Geometry and BMS Lie algebras of spatially isotropic homogeneous spacetimes
Jos\'e Figueroa-O'Farrill, Ross Grassie, Stefan Prohazka

TL;DR
This paper explores the local geometric structures of maximally symmetric homogeneous spacetimes, revealing their symmetry actions, invariant structures, and connections, with a focus on BMS-like infinite-dimensional symmetries.
Contribution
It provides a detailed geometric analysis of these spacetimes, including symmetry actions, invariant forms, and affine connections, extending previous classifications.
Findings
Boost actions have generic non-compact orbits.
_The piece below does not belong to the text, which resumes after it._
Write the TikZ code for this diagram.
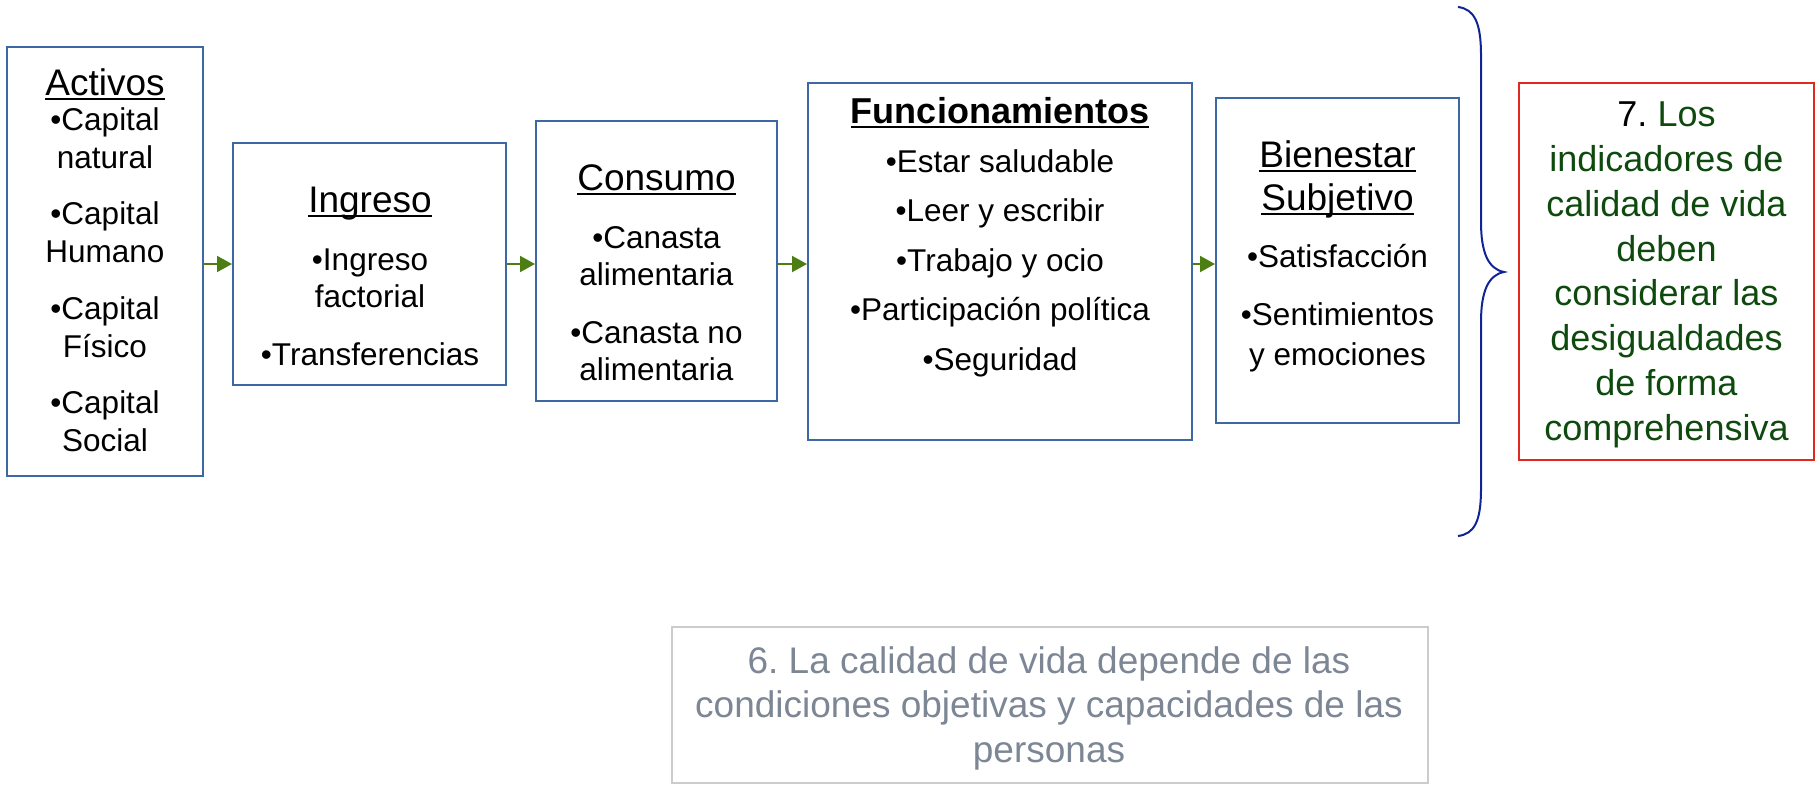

Galilean and Carrollian symmetries are often infinite-dimensional.
Invariant affine connections are classified with their torsion and curvature.
Abstract
Simply-connected homogeneous spacetimes for kinematical and aristotelian Lie algebras (with space isotropy) have recently been classified in all dimensions. In this paper, we continue the study of these "maximally symmetric" spacetimes by investigating their local geometry. For each such spacetime and relative to exponential coordinates, we calculate the (infinitesimal) action of the kinematical symmetries, paying particular attention to the action of the boosts, showing in almost all cases that they act with generic non-compact orbits. We also calculate the soldering form, the associated vielbein and any invariant aristotelian, galilean or carrollian structures. The (conformal) symmetries of the galilean and carrollian structures we determine are typically infinite-dimensional and reminiscent of BMS Lie algebras. We also determine the space of invariant affine connections on each…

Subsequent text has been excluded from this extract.